ARCANUM — Masonic Lodge #295 occupies a modest collection of third-floor rooms above the Troutwine Insurance Agency in downtown Arcanum, Ohio.
Matthew Brookey, a captain in the Arcanum Rescue and Pitsburg Fire Departments, has been involved in Freemasonry for more than ten years. He serves as District Education Officer for the area encompassing Arcanum and the rest of Darke County, which means, according to Brookey, that it’s his job to keep the members of his lodge up to date on local events, to keep them apprised of what other lodges in the area are doing, and provide them with various educational programs, including lessons on the history of Freemasonry and the meanings of the group’s various rituals and symbols. Brookey said that family connections held the key to why he first became involved with Freemasonry.
“For a lot of people, me included, it’s a family affair,” Brookey said. “My grandpa and my great-grandpa were in the Masons, and I actually got my father involved. You see the men in your family taking part in this, and the question starts to creep in: what are they doing?”
Jason Woerl, a machine designer and builder at Go2 Technologies in Vandalia, Ohio, told a similar story. Woerl works out of the nearby Tippecanoe (Tipp City, Ohio) lodge, serving as their Education Officer. He’s been involved with the Masons for nine years.
“I didn’t know my grandpa was a Mason until after he died. He had a Masonic funeral,” Woerl said. “Which means all the Masons in the area showed up, and they were all dressed to the nines. That got me curious, and later I found out a good buddy at work was a Mason, so I started asking questions.”
The Freemasons began as a guild of stonemasons in England about 300 years ago, according to Brookey. They are not a religious or political organization, and the symbols associated with the group, such as the square and compass, are based on implements used by actual masons. Each tool is considered to have both a physical use and a “speculative,” or metaphorical, meaning: the trowel, for instance, spreads cement, which unites the bricks that make up buildings; while as a Masonic symbol, it represents how the “cement” of brotherly love and affection binds the group’s members together. Members are typically men, at least 19 years of age, who are recommended by an already existing member. A new recruit, called an entered apprentice, undertakes a series of projects to become a master mason, at which point he can become an officer in the lodge he attends.
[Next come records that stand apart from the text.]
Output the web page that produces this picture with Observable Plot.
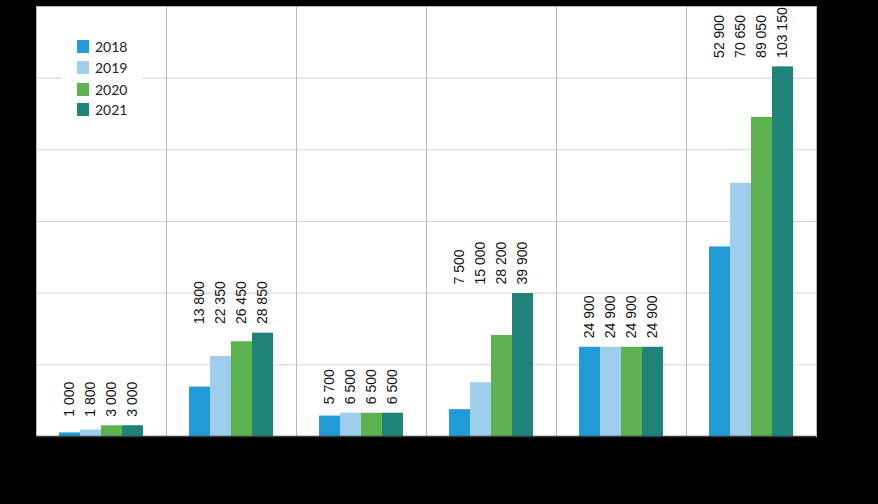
<!DOCTYPE html>
<html>
<head>
<meta charset="utf-8">
<script src="https://cdn.jsdelivr.net/npm/d3@7"></script>
<script src="https://cdn.jsdelivr.net/npm/@observablehq/plot@0.6"></script>
<style>
  html, body { margin: 0; padding: 0; background: #000; }
  #wrap { position: relative; width: 878px; height: 504px; overflow: hidden; background: #000; }
  #legend { position: absolute; left: 62px; top: 30px; width: 80px; height: 92px; background: #fff;
            font-family: Lato, "Open Sans", sans-serif; font-size: 14px; color: #222; }
  .item { position: absolute; left: 15px; height: 14px; display: flex; align-items: center; }
  .sw { width: 12px; height: 13px; margin-right: 6px; }
</style>
</head>
<body>
<div id="wrap"><div id="legend"></div></div>
<script>
// Data
const categories = ["1", "2", "3", "4", "5", "6"];
const years = ["2018", "2019", "2020", "2021"];
const v2018 = [1000, 13800, 5700, 7500, 24900, 52900];
const v2019 = [1800, 22350, 6500, 15000, 24900, 70650];
const v2020 = [3000, 26450, 6500, 28200, 24900, 89050];
const v2021 = [3000, 28850, 6500, 39900, 24900, 103150];
const yTicks = [0, 20000, 40000, 60000, 80000, 100000, 120000];
const colors = ["#209bd7", "#9fcdec", "#5cb24e", "#1f8379"];

const series = [v2018, v2019, v2020, v2021];
const data = categories.flatMap((c, i) => {
  const mx = Math.max(...series.map(s => s[i]));
  return years.map((y, j) => ({category: c, year: y, value: series[j][i], max: mx}));
});
const fmt = v => d3.format(",")(v).replace(/,/g, " ");

const chart = Plot.plot({
  width: 878,
  height: 504,
  marginTop: 6,
  marginBottom: 68,
  marginLeft: 36,
  marginRight: 62,
  style: {background: "#000", overflow: "visible"},
  facet: {data, x: "category"},
  fx: {domain: categories, padding: 0, axis: null},
  x: {domain: years, paddingInner: 0, paddingOuter: 1, axis: null},
  y: {domain: [0, 120000], axis: null},
  color: {domain: years, range: colors},
  marks: [
    Plot.frame({fill: "#fff", stroke: "none"}),
    Plot.ruleY(yTicks, {stroke: "#d4d4d4", strokeWidth: 1}),
    Plot.barY(data, {x: "year", y: "value", fill: "year"}),
    Plot.text(data, {
      x: "year", y: "max", text: d => fmt(d.value),
      rotate: -90, textAnchor: "start", dy: -9,
      fontSize: 14, fontFamily: "'Liberation Sans', Arial, sans-serif", fill: "#111"
    }),
    Plot.frame({fill: "none", stroke: "#b8b8b8", strokeWidth: 1}),
    Plot.ruleY([0], {stroke: "#3a3a3a", strokeWidth: 1.5})
  ]
});
document.getElementById("wrap").prepend(chart);

// Legend
const legend = document.getElementById("legend");
const rowTops = [9, 30, 52, 72];
years.forEach((y, i) => {
  const item = document.createElement("div");
  item.className = "item";
  item.style.top = rowTops[i] + "px";
  const sw = document.createElement("div");
  sw.className = "sw";
  sw.style.background = colors[i];
  const t = document.createElement("span");
  t.textContent = y;
  item.appendChild(sw);
  item.appendChild(t);
  legend.appendChild(item);
});
</script>
</body>
</html>
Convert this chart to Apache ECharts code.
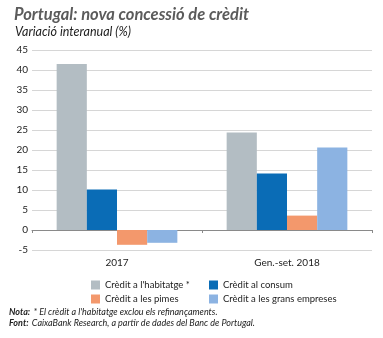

It generally takes about eight years to become master of a single lodge, and even longer to rise higher in the organization.
Despite the group’s reputation as a “secret society,” Woerl and Brookey insisted that their reasons for coming together are not that shadowy or complex.
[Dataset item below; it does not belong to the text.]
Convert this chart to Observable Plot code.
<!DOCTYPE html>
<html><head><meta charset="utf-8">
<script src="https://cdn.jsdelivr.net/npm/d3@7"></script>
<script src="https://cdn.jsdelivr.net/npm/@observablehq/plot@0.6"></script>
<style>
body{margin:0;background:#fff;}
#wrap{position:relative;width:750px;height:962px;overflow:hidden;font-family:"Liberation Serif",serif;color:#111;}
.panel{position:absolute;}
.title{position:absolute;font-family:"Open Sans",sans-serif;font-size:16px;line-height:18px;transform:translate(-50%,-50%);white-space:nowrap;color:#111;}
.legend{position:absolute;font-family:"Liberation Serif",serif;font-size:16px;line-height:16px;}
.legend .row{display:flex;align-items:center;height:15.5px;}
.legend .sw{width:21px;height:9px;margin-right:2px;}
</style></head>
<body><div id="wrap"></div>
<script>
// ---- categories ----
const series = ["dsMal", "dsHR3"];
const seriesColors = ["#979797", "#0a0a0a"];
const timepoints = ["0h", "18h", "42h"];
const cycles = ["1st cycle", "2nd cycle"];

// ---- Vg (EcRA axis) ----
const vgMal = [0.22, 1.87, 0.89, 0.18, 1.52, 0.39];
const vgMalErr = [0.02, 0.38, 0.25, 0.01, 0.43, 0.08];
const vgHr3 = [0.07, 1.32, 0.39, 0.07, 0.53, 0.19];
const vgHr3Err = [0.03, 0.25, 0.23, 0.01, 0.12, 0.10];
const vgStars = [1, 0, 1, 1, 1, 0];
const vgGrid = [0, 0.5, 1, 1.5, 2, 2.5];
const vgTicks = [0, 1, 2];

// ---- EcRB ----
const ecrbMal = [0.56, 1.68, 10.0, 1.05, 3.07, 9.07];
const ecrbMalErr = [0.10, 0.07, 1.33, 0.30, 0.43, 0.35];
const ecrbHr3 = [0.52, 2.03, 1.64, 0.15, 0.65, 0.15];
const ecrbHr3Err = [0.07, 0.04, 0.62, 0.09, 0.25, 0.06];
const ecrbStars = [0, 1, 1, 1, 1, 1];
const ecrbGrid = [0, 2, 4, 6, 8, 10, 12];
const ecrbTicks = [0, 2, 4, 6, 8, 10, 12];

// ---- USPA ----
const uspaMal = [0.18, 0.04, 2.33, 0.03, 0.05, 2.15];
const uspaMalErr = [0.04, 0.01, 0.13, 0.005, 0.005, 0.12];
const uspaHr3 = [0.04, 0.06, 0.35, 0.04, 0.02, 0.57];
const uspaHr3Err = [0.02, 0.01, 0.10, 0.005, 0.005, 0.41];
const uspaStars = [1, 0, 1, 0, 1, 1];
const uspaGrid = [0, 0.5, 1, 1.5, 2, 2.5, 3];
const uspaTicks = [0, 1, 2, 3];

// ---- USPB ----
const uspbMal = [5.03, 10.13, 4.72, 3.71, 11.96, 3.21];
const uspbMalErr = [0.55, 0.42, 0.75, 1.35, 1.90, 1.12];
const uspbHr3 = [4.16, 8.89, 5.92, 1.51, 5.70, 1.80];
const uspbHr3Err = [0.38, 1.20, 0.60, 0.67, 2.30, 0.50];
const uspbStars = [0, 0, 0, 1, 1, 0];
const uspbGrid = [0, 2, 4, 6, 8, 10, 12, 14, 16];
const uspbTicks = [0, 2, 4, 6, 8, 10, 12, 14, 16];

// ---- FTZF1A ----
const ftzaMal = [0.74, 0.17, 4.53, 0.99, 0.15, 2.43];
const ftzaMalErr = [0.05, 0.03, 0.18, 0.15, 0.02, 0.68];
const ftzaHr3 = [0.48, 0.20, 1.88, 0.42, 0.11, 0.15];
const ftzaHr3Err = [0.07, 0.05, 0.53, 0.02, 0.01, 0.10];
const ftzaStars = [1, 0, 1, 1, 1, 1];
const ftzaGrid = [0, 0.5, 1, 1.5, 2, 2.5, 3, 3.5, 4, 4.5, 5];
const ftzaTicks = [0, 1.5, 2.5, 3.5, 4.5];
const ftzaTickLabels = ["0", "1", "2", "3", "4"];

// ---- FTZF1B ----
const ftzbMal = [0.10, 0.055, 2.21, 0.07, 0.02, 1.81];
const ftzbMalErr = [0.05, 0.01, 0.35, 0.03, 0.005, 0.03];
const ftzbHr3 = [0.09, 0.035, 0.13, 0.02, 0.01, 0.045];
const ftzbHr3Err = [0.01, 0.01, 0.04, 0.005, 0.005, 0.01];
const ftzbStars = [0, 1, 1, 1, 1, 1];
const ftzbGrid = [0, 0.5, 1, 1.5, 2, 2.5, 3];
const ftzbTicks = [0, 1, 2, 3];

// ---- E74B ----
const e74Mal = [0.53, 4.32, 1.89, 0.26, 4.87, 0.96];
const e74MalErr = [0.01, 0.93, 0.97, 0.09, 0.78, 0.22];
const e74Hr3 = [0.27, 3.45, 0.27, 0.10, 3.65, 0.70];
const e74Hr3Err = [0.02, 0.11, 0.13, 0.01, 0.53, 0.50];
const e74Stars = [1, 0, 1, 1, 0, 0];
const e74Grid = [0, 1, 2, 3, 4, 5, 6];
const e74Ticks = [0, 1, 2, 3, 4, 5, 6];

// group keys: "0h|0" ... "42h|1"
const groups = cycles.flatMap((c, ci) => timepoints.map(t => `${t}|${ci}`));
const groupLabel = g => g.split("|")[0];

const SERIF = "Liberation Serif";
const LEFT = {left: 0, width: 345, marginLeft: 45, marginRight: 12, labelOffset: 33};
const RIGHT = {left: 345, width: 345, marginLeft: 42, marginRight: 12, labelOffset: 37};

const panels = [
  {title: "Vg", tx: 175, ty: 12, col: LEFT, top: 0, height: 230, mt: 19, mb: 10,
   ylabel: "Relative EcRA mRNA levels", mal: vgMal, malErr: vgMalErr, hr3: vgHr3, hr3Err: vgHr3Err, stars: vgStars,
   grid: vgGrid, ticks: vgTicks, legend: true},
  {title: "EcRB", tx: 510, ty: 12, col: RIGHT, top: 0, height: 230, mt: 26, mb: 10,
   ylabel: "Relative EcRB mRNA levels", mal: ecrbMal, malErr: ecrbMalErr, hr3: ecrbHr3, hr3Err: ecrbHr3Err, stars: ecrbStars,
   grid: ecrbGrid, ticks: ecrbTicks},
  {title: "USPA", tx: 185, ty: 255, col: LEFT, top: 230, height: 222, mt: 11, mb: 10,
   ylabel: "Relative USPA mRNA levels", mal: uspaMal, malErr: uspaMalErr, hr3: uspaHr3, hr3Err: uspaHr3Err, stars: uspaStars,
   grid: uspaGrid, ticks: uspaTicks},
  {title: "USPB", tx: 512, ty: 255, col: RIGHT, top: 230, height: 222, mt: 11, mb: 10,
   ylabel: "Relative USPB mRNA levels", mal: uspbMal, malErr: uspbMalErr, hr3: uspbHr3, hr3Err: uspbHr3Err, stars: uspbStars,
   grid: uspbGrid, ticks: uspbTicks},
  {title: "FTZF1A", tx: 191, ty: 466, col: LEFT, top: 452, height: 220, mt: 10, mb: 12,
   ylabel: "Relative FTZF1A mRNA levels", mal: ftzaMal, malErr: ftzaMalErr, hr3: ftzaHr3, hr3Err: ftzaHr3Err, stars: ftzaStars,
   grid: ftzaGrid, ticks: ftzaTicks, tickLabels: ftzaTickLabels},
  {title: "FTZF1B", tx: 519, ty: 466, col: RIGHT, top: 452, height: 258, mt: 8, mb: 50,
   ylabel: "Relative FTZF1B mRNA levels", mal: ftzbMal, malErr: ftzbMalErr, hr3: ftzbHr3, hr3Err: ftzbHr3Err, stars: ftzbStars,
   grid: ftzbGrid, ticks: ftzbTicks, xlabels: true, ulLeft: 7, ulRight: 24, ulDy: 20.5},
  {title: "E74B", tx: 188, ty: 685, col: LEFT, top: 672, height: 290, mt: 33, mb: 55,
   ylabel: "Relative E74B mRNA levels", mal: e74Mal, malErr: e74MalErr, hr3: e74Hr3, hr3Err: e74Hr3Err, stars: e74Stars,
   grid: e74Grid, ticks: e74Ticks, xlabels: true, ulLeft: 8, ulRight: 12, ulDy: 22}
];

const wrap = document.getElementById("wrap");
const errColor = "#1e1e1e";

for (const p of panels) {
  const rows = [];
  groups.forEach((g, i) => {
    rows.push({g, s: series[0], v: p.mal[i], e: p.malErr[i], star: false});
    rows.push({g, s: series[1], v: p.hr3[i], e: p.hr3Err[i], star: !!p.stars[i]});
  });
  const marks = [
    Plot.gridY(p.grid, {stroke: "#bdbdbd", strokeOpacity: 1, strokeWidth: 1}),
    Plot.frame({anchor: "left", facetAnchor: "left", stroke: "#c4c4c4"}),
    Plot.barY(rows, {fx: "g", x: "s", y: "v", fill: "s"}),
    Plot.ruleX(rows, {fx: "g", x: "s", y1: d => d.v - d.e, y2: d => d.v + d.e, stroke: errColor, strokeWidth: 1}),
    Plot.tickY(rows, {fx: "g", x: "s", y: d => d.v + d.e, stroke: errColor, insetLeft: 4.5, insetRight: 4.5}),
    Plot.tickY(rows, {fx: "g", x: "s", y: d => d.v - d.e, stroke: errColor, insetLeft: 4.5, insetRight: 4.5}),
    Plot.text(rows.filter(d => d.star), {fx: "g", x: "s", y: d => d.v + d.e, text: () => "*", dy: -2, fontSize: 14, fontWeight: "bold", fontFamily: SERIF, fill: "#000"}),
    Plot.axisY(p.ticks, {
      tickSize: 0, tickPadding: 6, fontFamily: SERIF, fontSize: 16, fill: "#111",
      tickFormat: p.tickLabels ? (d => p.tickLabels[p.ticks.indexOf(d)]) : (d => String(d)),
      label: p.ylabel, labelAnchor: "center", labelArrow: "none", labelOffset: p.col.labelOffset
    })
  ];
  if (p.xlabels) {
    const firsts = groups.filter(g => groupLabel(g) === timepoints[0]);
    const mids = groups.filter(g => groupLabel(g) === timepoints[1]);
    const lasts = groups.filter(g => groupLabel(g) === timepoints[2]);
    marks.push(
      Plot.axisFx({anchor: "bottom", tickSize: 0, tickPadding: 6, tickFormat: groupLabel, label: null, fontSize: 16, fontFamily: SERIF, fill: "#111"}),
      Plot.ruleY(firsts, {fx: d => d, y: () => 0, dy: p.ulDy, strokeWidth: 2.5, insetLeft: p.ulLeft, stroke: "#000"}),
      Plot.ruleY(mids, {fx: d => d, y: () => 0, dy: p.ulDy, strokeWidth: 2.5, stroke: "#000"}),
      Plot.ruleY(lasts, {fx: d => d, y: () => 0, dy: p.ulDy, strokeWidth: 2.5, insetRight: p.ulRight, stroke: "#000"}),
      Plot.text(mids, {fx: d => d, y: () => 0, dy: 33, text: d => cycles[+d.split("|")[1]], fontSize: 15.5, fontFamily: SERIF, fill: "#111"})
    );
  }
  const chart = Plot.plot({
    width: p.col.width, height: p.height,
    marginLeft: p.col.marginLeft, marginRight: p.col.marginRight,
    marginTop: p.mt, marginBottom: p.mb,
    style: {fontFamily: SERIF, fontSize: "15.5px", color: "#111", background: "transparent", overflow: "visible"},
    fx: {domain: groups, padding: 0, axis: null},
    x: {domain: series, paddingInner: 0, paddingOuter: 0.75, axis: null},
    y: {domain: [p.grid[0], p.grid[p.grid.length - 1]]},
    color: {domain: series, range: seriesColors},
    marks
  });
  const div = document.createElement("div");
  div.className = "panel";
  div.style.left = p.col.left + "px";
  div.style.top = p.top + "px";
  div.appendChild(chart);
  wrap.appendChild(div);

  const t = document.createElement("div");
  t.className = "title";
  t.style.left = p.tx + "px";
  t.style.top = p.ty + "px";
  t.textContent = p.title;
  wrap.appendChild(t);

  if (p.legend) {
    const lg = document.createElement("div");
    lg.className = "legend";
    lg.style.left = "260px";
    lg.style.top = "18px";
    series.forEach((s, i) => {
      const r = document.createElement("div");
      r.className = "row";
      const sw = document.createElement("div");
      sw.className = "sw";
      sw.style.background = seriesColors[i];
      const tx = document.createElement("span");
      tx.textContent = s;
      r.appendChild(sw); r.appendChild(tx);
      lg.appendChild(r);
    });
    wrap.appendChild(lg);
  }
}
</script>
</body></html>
“We’re a group of like-minded men,” Woerl said. “Like any club or any group. We get together to express our gratitude, and to learn about how bits and pieces of the Bible and these other books can help us improve ourselves and our community.”
Community involvement is a big part of Freemasonry. Members of the Tippecanoe lodge recently raised $4,000 for Pink Ribbon Girls, a local charity benefiting women with breast cancer and their families, as well as donating to battered women’s shelters, sponsoring a Little League baseball team, and helping establish and maintain the Veterans Memorial Park in Tipp City. Another lodge in Troy, Ohio, has established a repair stand on the city’s bike trail, while also donating to Toys 4 Tots. The Gettysburg, Ohio, lodge has helped purchase fire and EMS equipment for the Gettysburg Fire Department. And Ohio lodges as a whole frequently donate to the Ohio Masonic Home — an assisted living community with facilities in Springfield, Medina, and Waterville — and the Special Olympics.
Brookey, meanwhile, spoke about the bonds formed by history and common experience.
“It’s interesting to think I’m doing the same thing my great-grandpa did in nineteen-oh-whatever,” Brookey said. “You come to a meeting, and you know that these guys have all gone through the same ritual and the same process you have. It creates a feeling of camaraderie and respect.”